Note that you don't check if buf is valid here and break out of the
inner loop when it is invalid.
for (; scanblkno < num_pages; scanblkno++)
{
Buffer buf = read_stream_next_buffer(stream, NULL);
btvacuumpage(&vstate, buf);
...
}
By doing read_stream_reset() before you first invoke
read_stream_next_buffer(), seems like you invalidate the distance set
in read_stream_begin_relation()
if (flags & READ_STREAM_FULL)
stream->distance = Min(max_pinned_buffers, io_combine_limit);
->
stream->distance = 1 in read_stream_reset()

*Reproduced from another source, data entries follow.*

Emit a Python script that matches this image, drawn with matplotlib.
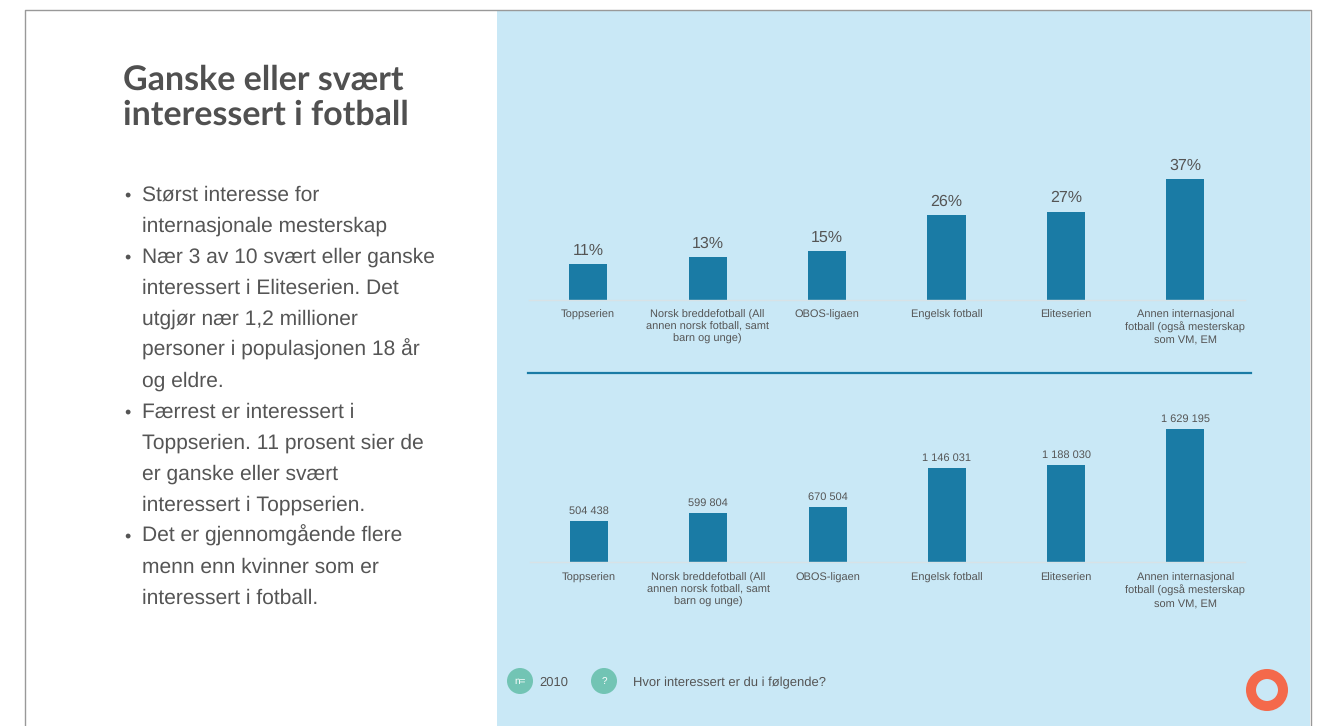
import matplotlib
matplotlib.use("Agg")
import matplotlib.pyplot as plt
from matplotlib.patches import Circle, Rectangle

plt.rcParams['font.family'] = ['Liberation Sans', 'DejaVu Sans']
plt.rcParams['text.hinting'] = 'no_hinting'
plt.rcParams['text.hinting_factor'] = 1

W, H = 1332, 726
BLUE = '#c9e8f6'
BAR = '#1a7ba5'
TEAL = '#72c4b4'
GREY = '#555555'
CORAL = '#f4694b'

# Data
categories = [
    "Toppserien",
    "Norsk breddefotball (All\nannen norsk fotball, samt\nbarn og unge)",
    "OBOS-ligaen",
    "Engelsk fotball",
    "Eliteserien",
    "Annen internasjonal\nfotball (også mesterskap\nsom VM, EM",
]
percent = [11, 13, 15, 26, 27, 37]
persons = [504438, 599804, 670504, 1146031, 1188030, 1629195]

title_lines = ["Ganske eller svært", "interessert i fotball"]
bullets = [
    ["Størst interesse for", "internasjonale mesterskap"],
    ["Nær 3 av 10 svært eller ganske", "interessert i Eliteserien. Det",
     "utgjør nær 1,2 millioner", "personer i populasjonen 18 år", "og eldre."],
    ["Færrest er interessert i", "Toppserien. 11 prosent sier de",
     "er ganske eller svært", "interessert i Toppserien."],
    ["Det er gjennomgående flere", "menn enn kvinner som er",
     "interessert i fotball."],
]


def add_axes_px(left, top, right, bottom):
    return fig.add_axes([left / W, 1 - bottom / H, (right - left) / W, (bottom - top) / H])


def bar_panel(ax, values, labels, ymax, size, pad, tick_pad):
    x = range(len(values))
    bars = ax.bar(x, values, width=0.32, color=BAR)
    ax.bar_label(bars, labels=labels, padding=pad, fontsize=size, color=GREY)
    ax.set_xlim(-0.5, 5.5)
    ax.set_ylim(0, ymax)
    ax.set_xticks(list(x))
    ax.set_xticklabels(categories, fontsize=7.6, color=GREY, linespacing=1.22)
    ax.tick_params(axis='x', length=0, pad=tick_pad)
    ax.set_yticks([])
    ax.patch.set_alpha(0)
    for s in ['top', 'left', 'right']:
        ax.spines[s].set_visible(False)
    ax.spines['bottom'].set_color('#d8e2e6')
    ax.spines['bottom'].set_linewidth(1)


fig = plt.figure(figsize=(W / 100, H / 100), dpi=100, facecolor='white')

# Slide background in pixel coordinates
bg = fig.add_axes([0, 0, 1, 1])
bg.set_xlim(0, W)
bg.set_ylim(H, 0)
bg.axis('off')
bg.add_patch(Rectangle((497, 10), 813, H - 10, color=BLUE, lw=0))
bg.plot([25, 25, 1310.5, 1310.5], [H, 10, 10, H], color='#999999', lw=1)

# Left side text
for i, line in enumerate(title_lines):
    bg.text(123, 90 + i * 35, line, fontsize=24.7, fontweight='bold', color='#505050',
            family=['Lato', 'DejaVu Sans'], va='baseline', ha='left')

y = 201
for group in bullets:
    bg.text(124, y, "•", fontsize=13, color=GREY, va='baseline')
    for line in group:
        bg.text(142, y, line, fontsize=15.2, color=GREY, va='baseline')
        y += 31

# Charts
ax1 = add_axes_px(528.5, 140, 1245, 300)
bar_panel(ax1, percent, [f"{v}%" for v in percent], 160 / 3.27, 11.5, 4.5, 7)

ax2 = add_axes_px(529.5, 400, 1245, 562)
bar_panel(ax2, persons, [f"{v:,}".replace(",", " ") for v in persons],
          162 * 1629195 / 133, 7.6, 3.5, 8)

bg.plot([528, 1251], [373, 373], color=BAR, lw=1.6)

# Footer
bg.add_patch(Circle((520, 681), 13, color=TEAL, lw=0))
bg.text(520, 684, "n=", fontsize=7, color='white', ha='center', va='baseline')
bg.text(539, 686, "2010", fontsize=9.6, color=GREY, va='baseline')
bg.add_patch(Circle((604, 681), 13, color=TEAL, lw=0))
bg.text(604, 684, "?", fontsize=7, color='white', ha='center', va='baseline')
bg.text(633, 686, "Hvor interessert er du i følgende?", fontsize=9.6, color=GREY, va='baseline')

bg.add_patch(Circle((1267, 690), 16, facecolor='none', edgecolor=CORAL, lw=7.2))

fig.savefig("out.png", dpi=100)
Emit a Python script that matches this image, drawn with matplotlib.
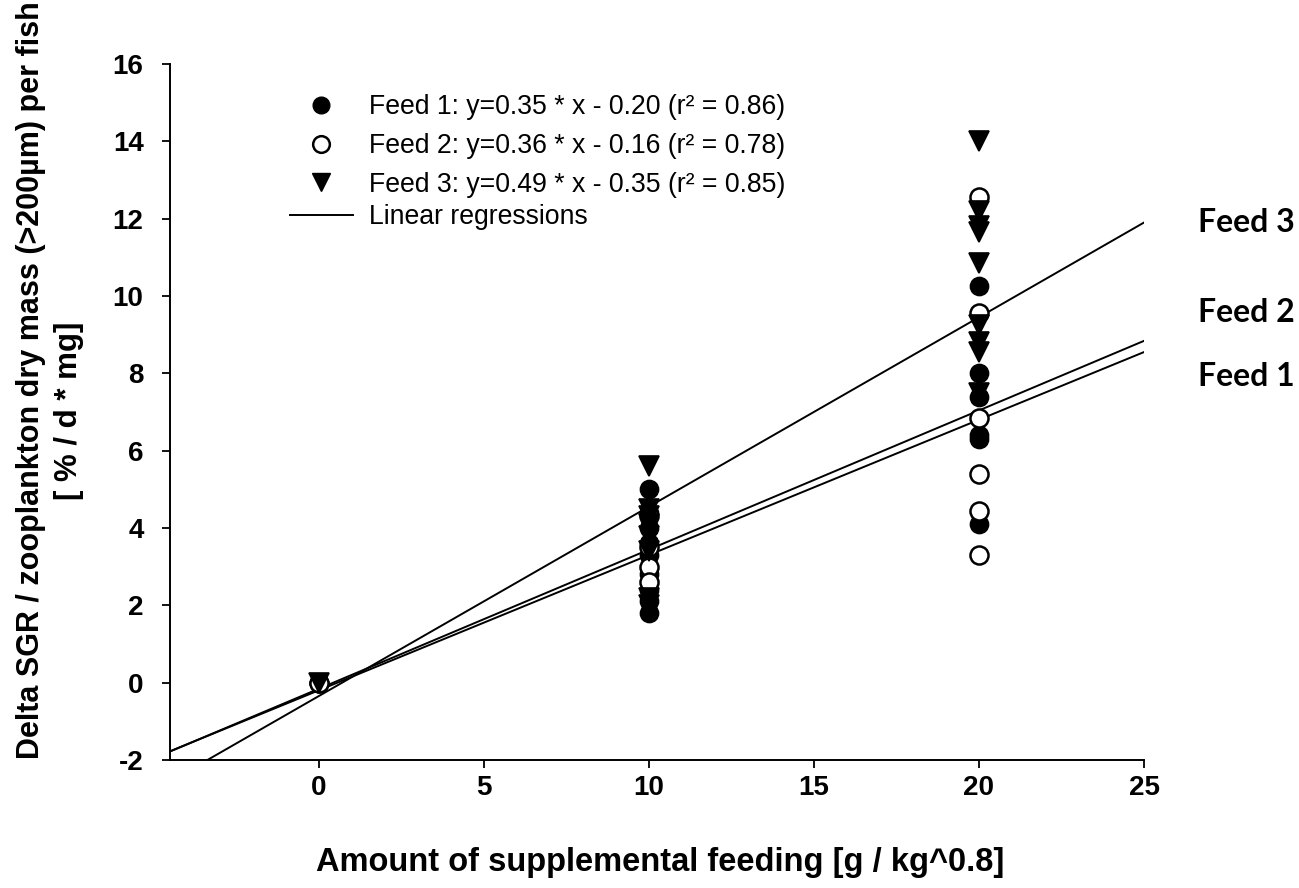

I still don't really like the inner loop using scanblkno:
for (; scanblkno < num_pages; scanblkno++)
{
Buffer buf = read_stream_next_buffer(stream, NULL);
btvacuumpage(&vstate, buf);
if (info->report_progress)
pgstat_progress_update_param(PROGRESS_SCAN_BLOCKS_DONE,
scanblkno);
}
Since you already advance a block number in the callback, I find it
confusing to also use the block number as a loop condition here. I
think it would be clearer to loop on read_stream_next_buffer()
returning a valid buffer (and then move the progress reporting into
btvacuumpage()).
But, I think I would need to study this btree code more to do a more
informed review of the patch.
- Melanie